──────── Stored rows
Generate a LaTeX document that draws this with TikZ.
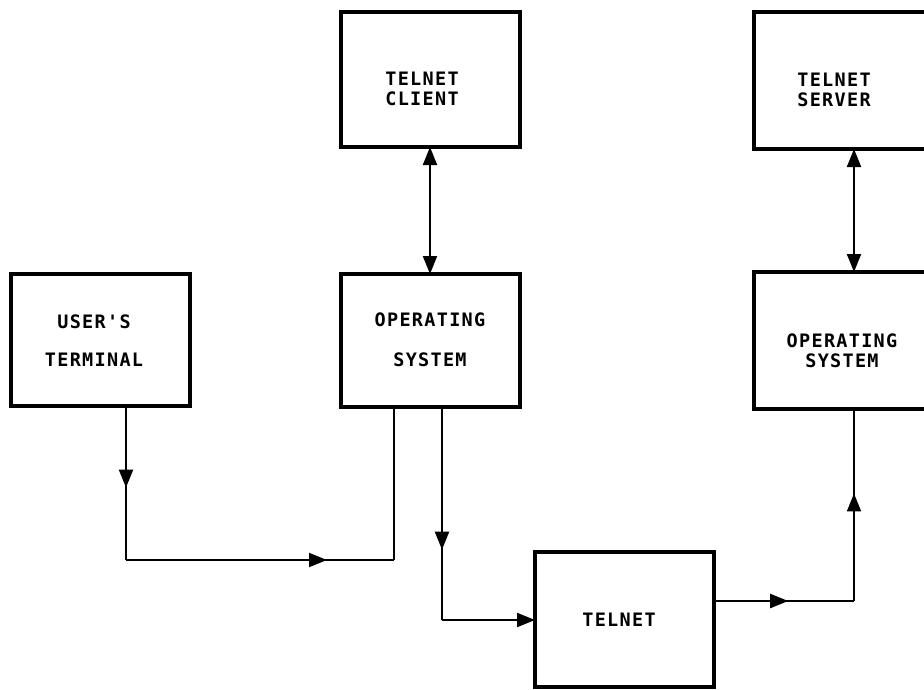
\documentclass[tikz,border=0pt]{standalone}
\usepackage{fontspec}
\newfontfamily\plotfont[LetterSpace=7]{DejaVu Sans Mono}
\usetikzlibrary{arrows.meta}
\usetikzlibrary{decorations.markings}

\begin{document}
\begin{tikzpicture}[x=1pt, y=-1pt,
    >={Triangle[length=18pt,width=14pt]},
    box/.style={draw, line width=4pt, minimum width=179pt, minimum height=134pt, inner sep=0pt, outer sep=0pt},
    lbl/.style={font=\plotfont\bfseries\fontsize{18.5}{20}\selectfont, align=center, inner sep=0pt},
    link/.style={line width=2pt},
    arrowat/.style={postaction=decorate, decoration={markings, mark=at position #1 with {\arrow{>}}}}]
  \useasboundingbox (0,0) rectangle (924,689);
  \clip (0,0) rectangle (924,689);

  % boxes
  \node[box, minimum height=132pt] (term) at (100,340) {};
  \node[box, minimum height=135pt] (client) at (430,79.5) {};
  \node[box, minimum height=133pt] (os1) at (430,340.5) {};
  \node[box, minimum height=137pt] (server) at (843.5,80.5) {};
  \node[box, minimum height=137pt] (os2) at (843.5,340.5) {};
  \node[box, minimum height=135pt] (telnet) at (624.5,619.5) {};

  % texts
  \node[lbl] (termtxt) at (94,341) {USER'S\\[18pt]TERMINAL};
  \node[lbl] (clienttxt) at (422,88.5) {TELNET\\CLIENT};
  \node[lbl] (os1txt) at (430,340) {OPERATING\\[20pt]SYSTEM};
  \node[lbl] (servertxt) at (834,90) {TELNET\\SERVER};
  \node[lbl] (os2txt) at (842,351) {OPERATING\\SYSTEM};
  \node[lbl] (telnettxt) at (619,620) {TELNET};

  % bends
  \coordinate (b1) at (126,560);
  \coordinate (b2) at (394,560);
  \coordinate (b3) at (442,620);
  \coordinate (b4) at (854,601);

  \draw[link,<->] (client.south) -- (os1.north);
  \draw[link,<->] (server.south -| b4) -- (os2.north -| b4);

  \draw[link,arrowat=0.53] (term.south -| b1) -- (b1);
  \draw[link,arrowat=0.75] (b1) -- (b2);
  \draw[link] (b2) -- (os1.south -| b2);

  \draw[link,arrowat=0.67] (os1.south -| b3) -- (b3);
  \draw[link,->] (b3) -- (telnet.west |- b3);

  \draw[link,arrowat=0.53] (telnet.east |- b4) -- (b4);
  \draw[link,arrowat=0.56] (b4) -- (os2.south -| b4);
\end{tikzpicture}
\end{document}
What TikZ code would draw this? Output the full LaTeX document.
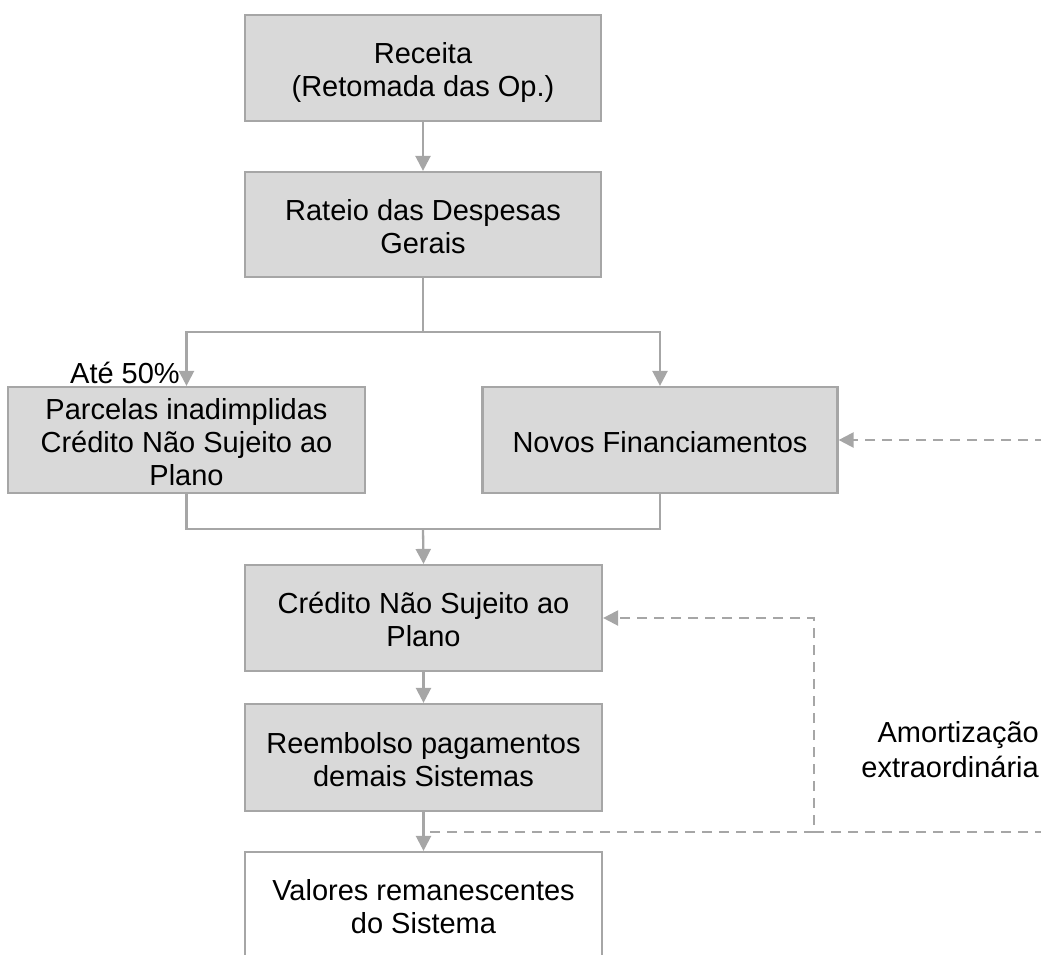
\documentclass[tikz,border=0pt]{standalone}
\usepackage{fontspec}
\setmainfont{Liberation Sans}
\usetikzlibrary{arrows.meta}
\definecolor{boxfill}{HTML}{D9D9D9}
\definecolor{lin}{HTML}{A6A6A6}
\newcommand\tS{\rule{0pt}{32pt}}
\newcommand\bS{\rule[-8pt]{0pt}{8pt}}
\tikzset{
  box/.style={draw=lin, line width=2.2pt, fill=boxfill, rectangle, inner sep=0pt,
    align=center, text=black, font=\fontsize{29}{33}\selectfont},
  wbox/.style={box, fill=white},
  conn/.style={draw=lin, line width=2.3pt, -{Triangle[length=15pt,width=15pt]}},
  plain/.style={draw=lin, line width=2.3pt},
  dconn/.style={conn, dash pattern=on 10pt off 7pt},
  dplain/.style={plain, dash pattern=on 10pt off 7pt},
  lbl/.style={inner sep=0pt, font=\fontsize{29}{35}\selectfont, text=black}
}
\begin{document}
\begin{tikzpicture}[x=1pt,y=-1pt]
\useasboundingbox (0,0) rectangle (1041,954);
\clip (0,0) rectangle (1041,954);
\node[box, minimum width=356pt, minimum height=106pt] (rec) at (423,68) {\tS Receita\\(Retomada das Op.)\bS};
\node[box, minimum width=356pt, minimum height=105pt] (rat) at (423,224.5) {\tS Rateio das Despesas\\Gerais\bS};
\node[box, minimum width=357pt, minimum height=106pt] (par) at (186.5,440) {\tS Parcelas inadimplidas\\Crédito Não Sujeito ao\\Plano\bS};
\node[box, minimum width=355pt, minimum height=106pt] (nov) at (660,440) {\tS Novos Financiamentos\bS};
\node[box, minimum width=357pt, minimum height=106pt] (cre) at (423.5,618) {\tS Crédito Não Sujeito ao\\Plano\bS};
\node[box, minimum width=357pt, minimum height=107pt] (ree) at (423.5,757.5) {\tS Reembolso pagamentos\\demais Sistemas\bS};
\node[wbox, minimum width=357pt, minimum height=106pt] (val) at (423.5,905) {\tS Valores remanescentes\\do Sistema\bS};

\coordinate (split) at (423,332);
\coordinate (merge) at (423,529);
\coordinate (rin) at (1045,440);
\coordinate (rin2) at (1045,832);
\coordinate (jn) at (814,832);

\draw[conn] (rec) -- (rat);
\draw[plain] (rat.south) -- (split);
\draw[conn] (split) -| (par.north);
\draw[conn] (split) -| (nov.north);
\draw[plain] (par.south) |- (merge);
\draw[plain] (nov.south) |- (merge);
\draw[conn] (merge) -- (cre.north);
\draw[conn] (cre) -- (ree);
\draw[conn] (ree) -- (val);

\draw[dconn] (rin) -- (nov.east);
\draw[dconn] (rin2) -- (jn) |- (cre.east);
\draw[dplain] (jn) -- (ree.south |- jn);

\node[lbl, anchor=base east] (ate) at (180,383) {Até 50\%};
\node[lbl, anchor=base east, align=right] (amo) at (1039,777) {Amortização\\extraordinária};
\end{tikzpicture}
\end{document}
────────────────
• _Given request_: Reproduce every record above exactly, omitting the pictures.

• _Result of this task_:
Generate a LaTeX document that draws this with TikZ.
\documentclass[tikz,border=0pt]{standalone}
\usepackage{fontspec}
\newfontfamily\plotfont[LetterSpace=7]{DejaVu Sans Mono}
\usetikzlibrary{arrows.meta}
\usetikzlibrary{decorations.markings}

\begin{document}
\begin{tikzpicture}[x=1pt, y=-1pt,
    >={Triangle[length=18pt,width=14pt]},
    box/.style={draw, line width=4pt, minimum width=179pt, minimum height=134pt, inner sep=0pt, outer sep=0pt},
    lbl/.style={font=\plotfont\bfseries\fontsize{18.5}{20}\selectfont, align=center, inner sep=0pt},
    link/.style={line width=2pt},
    arrowat/.style={postaction=decorate, decoration={markings, mark=at position #1 with {\arrow{>}}}}]
  \useasboundingbox (0,0) rectangle (924,689);
  \clip (0,0) rectangle (924,689);

  % boxes
  \node[box, minimum height=132pt] (term) at (100,340) {};
  \node[box, minimum height=135pt] (client) at (430,79.5) {};
  \node[box, minimum height=133pt] (os1) at (430,340.5) {};
  \node[box, minimum height=137pt] (server) at (843.5,80.5) {};
  \node[box, minimum height=137pt] (os2) at (843.5,340.5) {};
  \node[box, minimum height=135pt] (telnet) at (624.5,619.5) {};

  % texts
  \node[lbl] (termtxt) at (94,341) {USER'S\\[18pt]TERMINAL};
  \node[lbl] (clienttxt) at (422,88.5) {TELNET\\CLIENT};
  \node[lbl] (os1txt) at (430,340) {OPERATING\\[20pt]SYSTEM};
  \node[lbl] (servertxt) at (834,90) {TELNET\\SERVER};
  \node[lbl] (os2txt) at (842,351) {OPERATING\\SYSTEM};
  \node[lbl] (telnettxt) at (619,620) {TELNET};

  % bends
  \coordinate (b1) at (126,560);
  \coordinate (b2) at (394,560);
  \coordinate (b3) at (442,620);
  \coordinate (b4) at (854,601);

  \draw[link,<->] (client.south) -- (os1.north);
  \draw[link,<->] (server.south -| b4) -- (os2.north -| b4);

  \draw[link,arrowat=0.53] (term.south -| b1) -- (b1);
  \draw[link,arrowat=0.75] (b1) -- (b2);
  \draw[link] (b2) -- (os1.south -| b2);

  \draw[link,arrowat=0.67] (os1.south -| b3) -- (b3);
  \draw[link,->] (b3) -- (telnet.west |- b3);

  \draw[link,arrowat=0.53] (telnet.east |- b4) -- (b4);
  \draw[link,arrowat=0.56] (b4) -- (os2.south -| b4);
\end{tikzpicture}
\end{document}
What TikZ code would draw this? Output the full LaTeX document.
\documentclass[tikz,border=0pt]{standalone}
\usepackage{fontspec}
\setmainfont{Liberation Sans}
\usetikzlibrary{arrows.meta}
\definecolor{boxfill}{HTML}{D9D9D9}
\definecolor{lin}{HTML}{A6A6A6}
\newcommand\tS{\rule{0pt}{32pt}}
\newcommand\bS{\rule[-8pt]{0pt}{8pt}}
\tikzset{
  box/.style={draw=lin, line width=2.2pt, fill=boxfill, rectangle, inner sep=0pt,
    align=center, text=black, font=\fontsize{29}{33}\selectfont},
  wbox/.style={box, fill=white},
  conn/.style={draw=lin, line width=2.3pt, -{Triangle[length=15pt,width=15pt]}},
  plain/.style={draw=lin, line width=2.3pt},
  dconn/.style={conn, dash pattern=on 10pt off 7pt},
  dplain/.style={plain, dash pattern=on 10pt off 7pt},
  lbl/.style={inner sep=0pt, font=\fontsize{29}{35}\selectfont, text=black}
}
\begin{document}
\begin{tikzpicture}[x=1pt,y=-1pt]
\useasboundingbox (0,0) rectangle (1041,954);
\clip (0,0) rectangle (1041,954);
\node[box, minimum width=356pt, minimum height=106pt] (rec) at (423,68) {\tS Receita\\(Retomada das Op.)\bS};
\node[box, minimum width=356pt, minimum height=105pt] (rat) at (423,224.5) {\tS Rateio das Despesas\\Gerais\bS};
\node[box, minimum width=357pt, minimum height=106pt] (par) at (186.5,440) {\tS Parcelas inadimplidas\\Crédito Não Sujeito ao\\Plano\bS};
\node[box, minimum width=355pt, minimum height=106pt] (nov) at (660,440) {\tS Novos Financiamentos\bS};
\node[box, minimum width=357pt, minimum height=106pt] (cre) at (423.5,618) {\tS Crédito Não Sujeito ao\\Plano\bS};
\node[box, minimum width=357pt, minimum height=107pt] (ree) at (423.5,757.5) {\tS Reembolso pagamentos\\demais Sistemas\bS};
\node[wbox, minimum width=357pt, minimum height=106pt] (val) at (423.5,905) {\tS Valores remanescentes\\do Sistema\bS};

\coordinate (split) at (423,332);
\coordinate (merge) at (423,529);
\coordinate (rin) at (1045,440);
\coordinate (rin2) at (1045,832);
\coordinate (jn) at (814,832);

\draw[conn] (rec) -- (rat);
\draw[plain] (rat.south) -- (split);
\draw[conn] (split) -| (par.north);
\draw[conn] (split) -| (nov.north);
\draw[plain] (par.south) |- (merge);
\draw[plain] (nov.south) |- (merge);
\draw[conn] (merge) -- (cre.north);
\draw[conn] (cre) -- (ree);
\draw[conn] (ree) -- (val);

\draw[dconn] (rin) -- (nov.east);
\draw[dconn] (rin2) -- (jn) |- (cre.east);
\draw[dplain] (jn) -- (ree.south |- jn);

\node[lbl, anchor=base east] (ate) at (180,383) {Até 50\%};
\node[lbl, anchor=base east, align=right] (amo) at (1039,777) {Amortização\\extraordinária};
\end{tikzpicture}
\end{document}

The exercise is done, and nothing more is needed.